Copy out all lines of the records in which the word "diagram" appears.

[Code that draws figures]
***
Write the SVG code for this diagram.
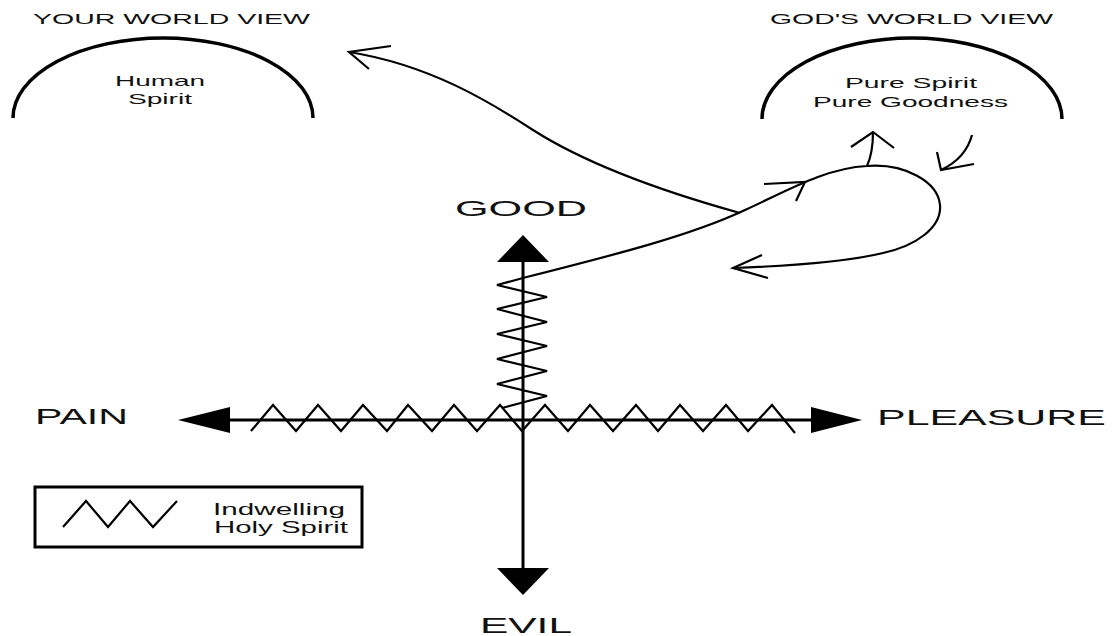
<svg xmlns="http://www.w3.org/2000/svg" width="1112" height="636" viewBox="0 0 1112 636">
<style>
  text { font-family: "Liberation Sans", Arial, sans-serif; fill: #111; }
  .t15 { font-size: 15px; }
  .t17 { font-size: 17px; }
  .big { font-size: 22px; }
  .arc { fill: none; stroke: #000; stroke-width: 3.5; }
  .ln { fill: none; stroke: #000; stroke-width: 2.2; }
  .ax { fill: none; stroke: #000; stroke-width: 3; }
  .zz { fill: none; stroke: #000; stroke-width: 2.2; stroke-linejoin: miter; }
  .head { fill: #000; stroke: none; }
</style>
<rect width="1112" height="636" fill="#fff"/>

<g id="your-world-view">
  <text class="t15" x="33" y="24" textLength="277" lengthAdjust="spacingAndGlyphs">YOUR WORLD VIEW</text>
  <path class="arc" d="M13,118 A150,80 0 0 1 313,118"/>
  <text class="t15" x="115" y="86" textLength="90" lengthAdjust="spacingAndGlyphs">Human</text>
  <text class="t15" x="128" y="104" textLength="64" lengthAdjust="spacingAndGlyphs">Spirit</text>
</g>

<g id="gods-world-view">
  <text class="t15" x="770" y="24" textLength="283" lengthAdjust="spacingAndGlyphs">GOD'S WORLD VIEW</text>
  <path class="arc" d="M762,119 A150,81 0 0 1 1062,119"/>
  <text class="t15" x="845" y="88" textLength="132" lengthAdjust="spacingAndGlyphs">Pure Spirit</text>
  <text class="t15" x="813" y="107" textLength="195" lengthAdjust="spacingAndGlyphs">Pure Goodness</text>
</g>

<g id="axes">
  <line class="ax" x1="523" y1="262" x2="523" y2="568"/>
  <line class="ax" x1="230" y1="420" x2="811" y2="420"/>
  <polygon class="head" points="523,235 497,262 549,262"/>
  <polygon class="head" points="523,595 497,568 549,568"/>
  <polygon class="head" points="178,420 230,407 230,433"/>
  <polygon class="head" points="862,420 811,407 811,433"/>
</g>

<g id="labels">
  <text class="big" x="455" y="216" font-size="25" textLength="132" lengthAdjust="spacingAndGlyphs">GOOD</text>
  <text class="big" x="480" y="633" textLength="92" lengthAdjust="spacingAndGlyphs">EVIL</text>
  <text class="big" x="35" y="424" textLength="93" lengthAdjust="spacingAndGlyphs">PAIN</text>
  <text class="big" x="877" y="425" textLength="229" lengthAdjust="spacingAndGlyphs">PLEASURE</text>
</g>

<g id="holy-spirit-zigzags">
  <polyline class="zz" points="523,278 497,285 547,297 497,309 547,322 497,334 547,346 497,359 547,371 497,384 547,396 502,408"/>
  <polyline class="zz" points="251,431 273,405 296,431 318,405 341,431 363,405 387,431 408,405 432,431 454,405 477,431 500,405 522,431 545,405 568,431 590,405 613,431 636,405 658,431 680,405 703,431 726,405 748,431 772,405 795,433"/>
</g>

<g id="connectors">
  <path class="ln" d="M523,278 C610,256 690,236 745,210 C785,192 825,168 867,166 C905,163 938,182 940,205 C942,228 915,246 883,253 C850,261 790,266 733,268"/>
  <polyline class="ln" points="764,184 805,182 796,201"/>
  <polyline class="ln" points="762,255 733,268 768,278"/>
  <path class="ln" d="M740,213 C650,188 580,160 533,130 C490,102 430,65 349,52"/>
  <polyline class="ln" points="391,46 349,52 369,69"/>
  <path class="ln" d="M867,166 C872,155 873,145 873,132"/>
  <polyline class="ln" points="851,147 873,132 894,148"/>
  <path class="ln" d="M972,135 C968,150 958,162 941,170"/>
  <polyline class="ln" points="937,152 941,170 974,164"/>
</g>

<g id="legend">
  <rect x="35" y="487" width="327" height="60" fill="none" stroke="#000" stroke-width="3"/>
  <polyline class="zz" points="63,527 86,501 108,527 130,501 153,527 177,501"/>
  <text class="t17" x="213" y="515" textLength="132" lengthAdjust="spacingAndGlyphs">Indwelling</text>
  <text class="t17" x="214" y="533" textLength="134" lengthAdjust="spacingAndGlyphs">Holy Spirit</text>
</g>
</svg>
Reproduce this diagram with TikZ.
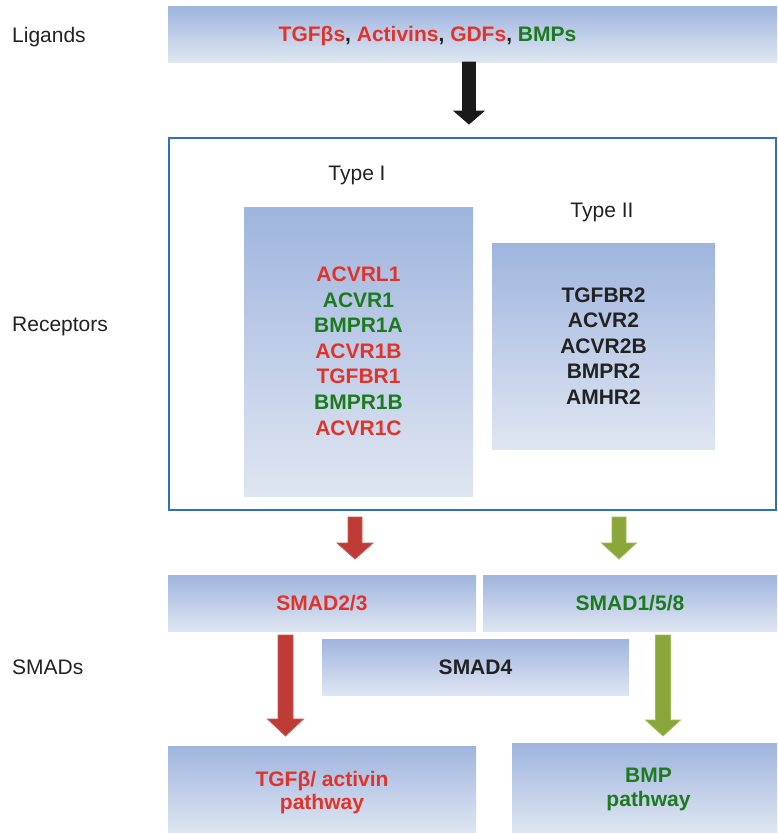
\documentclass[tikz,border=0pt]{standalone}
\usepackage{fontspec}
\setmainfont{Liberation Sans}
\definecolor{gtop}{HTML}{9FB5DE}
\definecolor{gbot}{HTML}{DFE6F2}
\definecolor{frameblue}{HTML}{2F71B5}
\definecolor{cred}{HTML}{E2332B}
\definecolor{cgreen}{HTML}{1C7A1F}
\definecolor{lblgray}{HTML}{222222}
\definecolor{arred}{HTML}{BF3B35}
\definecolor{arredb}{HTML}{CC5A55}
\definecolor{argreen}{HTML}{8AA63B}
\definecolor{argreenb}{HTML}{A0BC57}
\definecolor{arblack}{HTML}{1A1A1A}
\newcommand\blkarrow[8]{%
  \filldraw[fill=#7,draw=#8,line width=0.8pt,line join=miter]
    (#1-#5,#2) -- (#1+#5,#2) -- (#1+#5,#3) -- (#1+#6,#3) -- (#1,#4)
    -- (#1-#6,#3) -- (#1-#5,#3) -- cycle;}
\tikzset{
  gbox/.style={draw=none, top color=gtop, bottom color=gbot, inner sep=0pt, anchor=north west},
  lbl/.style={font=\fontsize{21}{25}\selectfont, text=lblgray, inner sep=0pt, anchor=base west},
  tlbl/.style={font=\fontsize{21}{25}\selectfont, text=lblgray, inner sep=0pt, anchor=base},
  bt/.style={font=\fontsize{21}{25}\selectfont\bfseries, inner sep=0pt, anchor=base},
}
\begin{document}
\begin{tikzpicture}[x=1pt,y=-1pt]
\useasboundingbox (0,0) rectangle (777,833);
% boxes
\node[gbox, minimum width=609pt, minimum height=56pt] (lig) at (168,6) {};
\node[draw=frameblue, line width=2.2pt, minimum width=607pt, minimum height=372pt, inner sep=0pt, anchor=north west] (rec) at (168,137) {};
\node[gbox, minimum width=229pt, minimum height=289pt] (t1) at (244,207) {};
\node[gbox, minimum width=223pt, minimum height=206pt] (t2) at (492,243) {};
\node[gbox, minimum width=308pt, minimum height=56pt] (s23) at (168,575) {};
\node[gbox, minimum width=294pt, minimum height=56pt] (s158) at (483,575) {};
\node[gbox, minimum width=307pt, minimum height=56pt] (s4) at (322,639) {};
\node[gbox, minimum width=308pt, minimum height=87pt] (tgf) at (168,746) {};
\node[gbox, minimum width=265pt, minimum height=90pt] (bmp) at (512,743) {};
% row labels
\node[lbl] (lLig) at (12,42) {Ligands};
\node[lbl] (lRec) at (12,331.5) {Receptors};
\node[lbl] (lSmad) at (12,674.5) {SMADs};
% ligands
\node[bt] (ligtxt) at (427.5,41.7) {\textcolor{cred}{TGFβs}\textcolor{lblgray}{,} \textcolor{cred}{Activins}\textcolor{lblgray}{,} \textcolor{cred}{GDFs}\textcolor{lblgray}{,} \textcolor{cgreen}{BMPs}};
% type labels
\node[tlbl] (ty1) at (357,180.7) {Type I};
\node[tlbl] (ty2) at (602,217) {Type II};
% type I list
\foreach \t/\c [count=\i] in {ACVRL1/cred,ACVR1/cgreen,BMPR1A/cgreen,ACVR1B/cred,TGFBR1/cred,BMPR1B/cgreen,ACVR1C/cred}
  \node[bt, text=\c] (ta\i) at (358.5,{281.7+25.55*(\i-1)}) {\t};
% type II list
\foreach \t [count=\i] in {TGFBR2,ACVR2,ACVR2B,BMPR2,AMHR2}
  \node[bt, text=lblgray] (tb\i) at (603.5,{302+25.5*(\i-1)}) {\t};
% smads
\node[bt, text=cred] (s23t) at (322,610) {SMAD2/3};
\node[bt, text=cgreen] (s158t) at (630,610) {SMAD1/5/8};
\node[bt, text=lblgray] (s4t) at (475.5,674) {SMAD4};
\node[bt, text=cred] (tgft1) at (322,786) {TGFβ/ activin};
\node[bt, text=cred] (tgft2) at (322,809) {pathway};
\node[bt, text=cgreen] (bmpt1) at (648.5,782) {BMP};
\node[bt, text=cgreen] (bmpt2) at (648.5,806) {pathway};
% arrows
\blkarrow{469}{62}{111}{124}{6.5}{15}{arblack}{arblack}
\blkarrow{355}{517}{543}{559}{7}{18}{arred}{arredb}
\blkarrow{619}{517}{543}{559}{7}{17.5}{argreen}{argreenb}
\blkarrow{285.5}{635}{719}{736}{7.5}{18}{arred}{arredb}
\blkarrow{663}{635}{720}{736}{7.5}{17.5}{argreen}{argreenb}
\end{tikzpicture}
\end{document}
***
● **SOLUTION TO THE EXERCISE**
Write the SVG code for this diagram.
Reproduce this diagram with TikZ.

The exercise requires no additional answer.